Sejalan dengan perubahan dan perkembangan zaman ilmu mulai terpisah dari
induknya yaitu filsafat. Ilmu mulai berkembang dan mengalami
deferensiasi/pemisahan hingga spesifikasinya semakin terperinci bahkan satu
cabang ilmu pada 23 tahun yang lalu diperkirakan berkembang menjadi lebih dari
650 ranting disiplin ilmu. (Suriasumantri, 1986). Bahkan ada semacam joke yang
beredar di kalangan kedokteran “nanti akan ada dokter spesialis bedah tulang
jari kelingking sebelah kiri”. Hal senada juga dikemukakan Jujun dalam suatu
model dialog berikut ini. “Saya adalah Dokter Polan, ahli burung betet betina,”
demikian dalam abad spesialisasi ini seorang memperkenalkan diri. Jadi tidak
lagi ahli zoologi, atau ahli burung, bukan juga ahli betet, melainkan khas
betet betina. “Ceritakan, Dok, bagaimana membedakan burung betet betina dengan
burung betet jantan!” “Burung betet jantan makan cacing betina sedangkan burung
betet betina makan cacing jantan...” “Bagaimana membedakan cacing jantan dengan
cacing betina?” “Wah, itu di luar profesi dan keahlian saya. Saudara harus
bertanya kepada seorang ahli cacing.” (Suriasumantri, 1986). Apakah ini suatu
wacana atau joke, sebenarnya dapat dianggap sebagai suatu tanda bahwa kelak
dikemudian hari perkembangan ilmu akan semakin luas bentangannya dan para
peneliti akan semakin leluasa memilih bidang kajiannya. Kalau diamati sampai
pada era mileneum ketiga ini tidak terhitung spesialisasi ilmu yang bermunculan
di perguruan tinggi yang dikaji oleh para peneliti, khususnya yang menempuh
studi magister, doktoral, dan spesialis.
Kini terbukti bahwa Filsafat Yunani Kuno yang tadinya merupakan satu
kesatuan kemudian menjadi terpecah-pecah. Ilmu-ilmu cabang dengan metodologinya
masing-masing mengembangkan spesialisasinya sendiri-sendiri secara intens.
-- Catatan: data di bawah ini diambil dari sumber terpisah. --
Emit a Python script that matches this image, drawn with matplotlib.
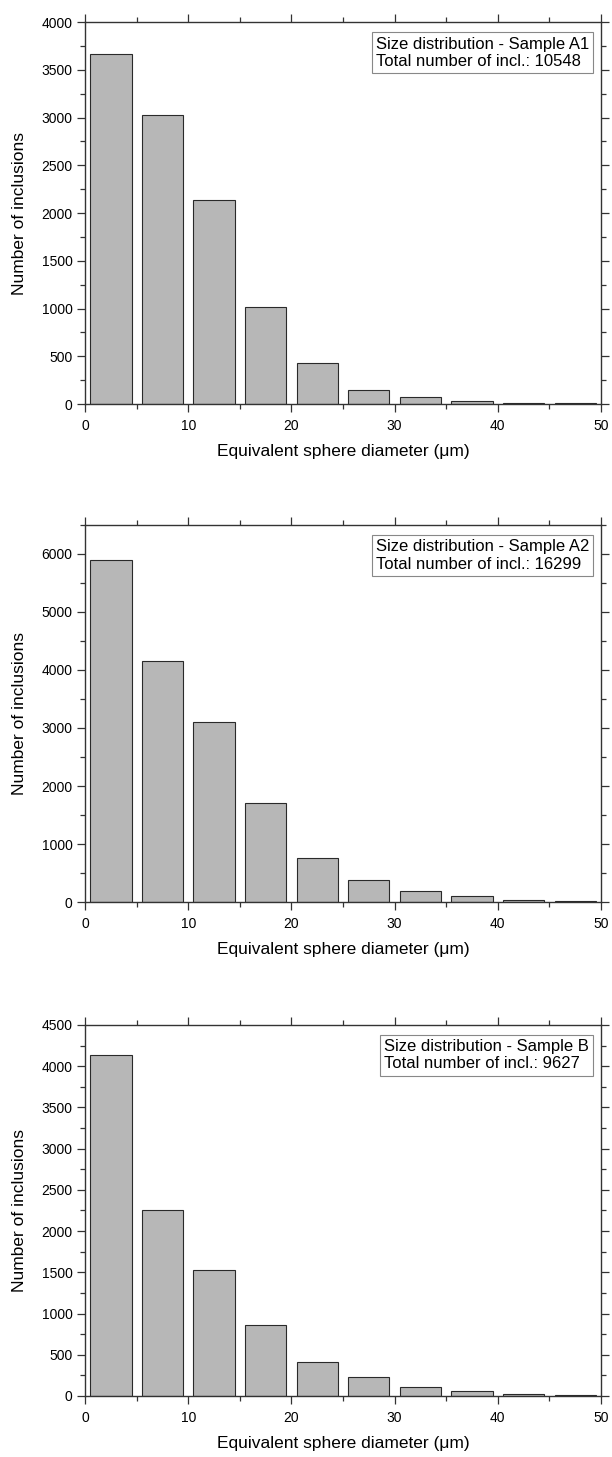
#inclusion size distributions for three samples, stacked histograms
import numpy as np
import matplotlib
matplotlib.use("Agg")
import matplotlib.pyplot as plt
from matplotlib.ticker import MultipleLocator

plt.rcParams['font.family'] = ['Liberation Sans', 'DejaVu Sans']

# bin centres of the 5 um classes
bin_centres = [2.5, 7.5, 12.5, 17.5, 22.5, 27.5, 32.5, 37.5, 42.5, 47.5]

counts_a1 = [3660, 3028, 2140, 1021, 430, 147, 77, 28, 10, 7]
counts_a2 = [5890, 4150, 3095, 1703, 754, 377, 183, 97, 40, 11]
counts_b = [4136, 2250, 1530, 863, 408, 227, 114, 59, 27, 16]

samples = ["A1", "A2", "B"]
totals = [10548, 16299, 9627]
y_max = [4000, 6500, 4500]
y_major = [500, 1000, 500]

fig = plt.figure(figsize=(6.12, 14.57), dpi=100)

# axes boxes in figure fractions (left, bottom, width, height)
rects = [
    [0.139, 0.7227, 0.843, 0.2622],
    [0.139, 0.3809, 0.843, 0.2588],
    [0.139, 0.0419, 0.843, 0.2546],
]

for i, counts in enumerate([counts_a1, counts_a2, counts_b]):
    ax = fig.add_axes(rects[i])
    ax.bar(bin_centres, counts, width=4.0, color="#b7b7b7",
           edgecolor="#2a2a2a", linewidth=0.8)

    ax.set_xlim(0, 50)
    ax.set_ylim(0, y_max[i])
    ax.xaxis.set_major_locator(MultipleLocator(10))
    ax.xaxis.set_minor_locator(MultipleLocator(5))
    ax.yaxis.set_major_locator(MultipleLocator(y_major[i]))
    ax.yaxis.set_minor_locator(MultipleLocator(y_major[i] / 2))

    ax.tick_params(which="both", direction="out", top=True, right=True,
                   labeltop=False, labelright=False, width=0.9,
                   color="#333333", labelsize=10)
    ax.tick_params(which="major", length=6)
    ax.tick_params(which="minor", length=3.5)
    ax.tick_params(axis="x", pad=5)
    ax.tick_params(axis="y", pad=3)
    for sp in ax.spines.values():
        sp.set_linewidth(1.0)
        sp.set_color("#333333")

    h_px = rects[i][3] * 1457
    ax.set_xlabel("Equivalent sphere diameter (\u03bcm)", fontsize=12.5)
    ax.xaxis.set_label_coords(0.5, -40.0 / h_px)
    ax.set_ylabel("Number of inclusions", fontsize=12.5)
    ax.yaxis.set_label_coords(-0.112, 0.5)

    ax.text(0.977, 0.962,
            "Size distribution - Sample %s\nTotal number of incl.: %d"
            % (samples[i], totals[i]),
            transform=ax.transAxes, ha="right", va="top", fontsize=12,
            multialignment="left", linespacing=1.2,
            bbox=dict(boxstyle="square,pad=0.25", facecolor="white",
                      edgecolor="#888888", linewidth=0.8))

fig.savefig("out.png", dpi=100)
Lepasnya ilmu cabang dari “batang filsafatnya” diawali oleh ilmu-ilmu alam atau
fisika (Wibisono, 1997). Hal ini terjadi pada abad ke-17, maka mulailah terjadi
perpisahan antara filsafat dan ilmu pengetahuan. Dengan demikian dapatlah dikemukakan
bahwa sebelum abad ke-17 tersebut ilmu pengetahuan adalah identik dengan
filsafat.
Untuk memahami ilmu, ada banyak definisi yang menuntun dan mengarahkan
kepada pengertian yang jelas. Secara etimologis “ilmu” merupakan kata serapan
yang berasal dari bahasa Arab „alima yang berarti tahu atau mengetahui
(Gazalba, 1992), sementara itu secara istilah ilmu diartikan sebagai Idroku
syai bi haqiqotih (mengetahui sesuatu secara hakiki). (Suharsaputra, 2004).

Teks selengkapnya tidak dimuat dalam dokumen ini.